It’s pretty much impossible to predict what will happen far into the future since there are so many unknowns, but we can study emerging trends and make some educated guesses about the short term future and be reasonably accurate. The following list is my current best guess at where things are headed.
One major trend is the shift to local versus top down solutions. People are wising up to those tasteless tomatoes that have been shipped 2,000 miles and cost a small fortune, low quality items shipped from the other side of the world (ex: tools that break in 5 minutes), and corporations who abuse their workers and yet raise prices as the quality drops. This trend is evidenced by growth in farmers markets, community-supported agriculture (CSA), home and community gardens, ecovillages, and off grid homes that use alternative energy, roofwater catchment, greywater recycling, permaculture and other practical features.
There is a definite increase in low cost, owner built homes made with locally available materials such as earthbags, adobe, straw bales, wood poles, recycled materials, thatch, etc. The low cost of natural materials makes it possible to build with cash without a mortgage. The high cost of factory made materials is already out of reach of the masses and escalating fuel prices will likely continue the trend. Building officials may eventually lose their grip on regulating home construction as the number of high dollar new construction projects fall off a cliff. With people moving to rural areas with fewer building codes in the way and/or people deciding to take things into their own hands out of necessity, people will naturally gravitate to lower cost building materials as explained in my video Building Supply Centers of the Future.
Here’s what I’m seeing on a regular basis in my community. In short, everyone is hustling to provide for their own needs despite a faltering economy. It’s part of a shift away from working for big business and becoming independent and self reliant.
I’m seeing massive numbers of street vendors selling everything imaginable (which means fewer goods sold through brick and mortar stores): countless food vendors, locally made knives, machetes and garden tools, super low cost business cards printed from a computer, repair of appliances versus buying new, low cost shoe repairs done on the spot.
People are offering services and selling lots of things from their homes: plant starts, flowers, bundles of kindling and fuel for starting fires (branches and scrap wood), food, including grilled meat, baked goods and snacks, homemade soy milk, surplus food from gardens, eggs from family chickens, all sorts of computer services such as computer repair, photocopying and faxing, as well as cutting hair, sewing, child care…
Many of these things are part of the booming underground economy.
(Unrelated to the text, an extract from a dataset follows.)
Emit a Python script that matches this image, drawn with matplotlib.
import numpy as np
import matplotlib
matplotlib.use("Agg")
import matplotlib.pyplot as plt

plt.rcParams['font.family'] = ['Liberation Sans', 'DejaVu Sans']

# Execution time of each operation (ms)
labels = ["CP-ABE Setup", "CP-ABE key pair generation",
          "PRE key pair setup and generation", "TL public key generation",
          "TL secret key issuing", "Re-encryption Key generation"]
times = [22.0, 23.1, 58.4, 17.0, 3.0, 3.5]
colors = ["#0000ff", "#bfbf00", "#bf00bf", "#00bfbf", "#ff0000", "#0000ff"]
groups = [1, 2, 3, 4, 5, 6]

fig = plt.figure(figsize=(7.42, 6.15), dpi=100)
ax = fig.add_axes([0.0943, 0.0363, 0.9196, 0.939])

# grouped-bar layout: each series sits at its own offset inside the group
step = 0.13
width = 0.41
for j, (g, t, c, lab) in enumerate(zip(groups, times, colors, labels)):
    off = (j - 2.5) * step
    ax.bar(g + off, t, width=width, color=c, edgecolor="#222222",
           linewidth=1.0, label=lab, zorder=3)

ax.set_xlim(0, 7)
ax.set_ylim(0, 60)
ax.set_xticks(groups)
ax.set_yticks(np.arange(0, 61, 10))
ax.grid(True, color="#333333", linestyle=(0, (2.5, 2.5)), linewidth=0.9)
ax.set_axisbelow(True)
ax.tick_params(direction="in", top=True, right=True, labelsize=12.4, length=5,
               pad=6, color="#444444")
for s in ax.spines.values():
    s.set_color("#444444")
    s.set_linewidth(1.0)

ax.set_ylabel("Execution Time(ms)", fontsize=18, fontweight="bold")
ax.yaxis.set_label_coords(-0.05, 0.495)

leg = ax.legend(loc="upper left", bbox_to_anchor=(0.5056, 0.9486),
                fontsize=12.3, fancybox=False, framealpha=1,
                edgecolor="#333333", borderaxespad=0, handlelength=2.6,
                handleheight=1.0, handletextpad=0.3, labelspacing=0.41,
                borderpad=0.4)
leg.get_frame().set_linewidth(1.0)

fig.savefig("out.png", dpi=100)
For an excellent view of this subject, be sure to read a recent article called The Shadow Superpower by Robert Neuwirth, in Foreign Policy magazine. They refer to the underground economy or black market as System D — a slang phrase from French-speaking Africa and the Caribbean. Here are some quotes.
“Forget China: the $10 trillion global black market is the world’s fastest growing economy — and its future… Today, System D is the economy of aspiration. It is where the jobs are. In 2009, the Organisation for Economic Co-operation and Development (OECD), a think tank sponsored by the governments of 30 of the most powerful capitalist countries and dedicated to promoting free-market institutions, concluded that half the workers of the world — close to 1.8 billion people — were working in System D: off the books, in jobs that were neither registered nor regulated, getting paid in cash, and, most often, avoiding income taxes.”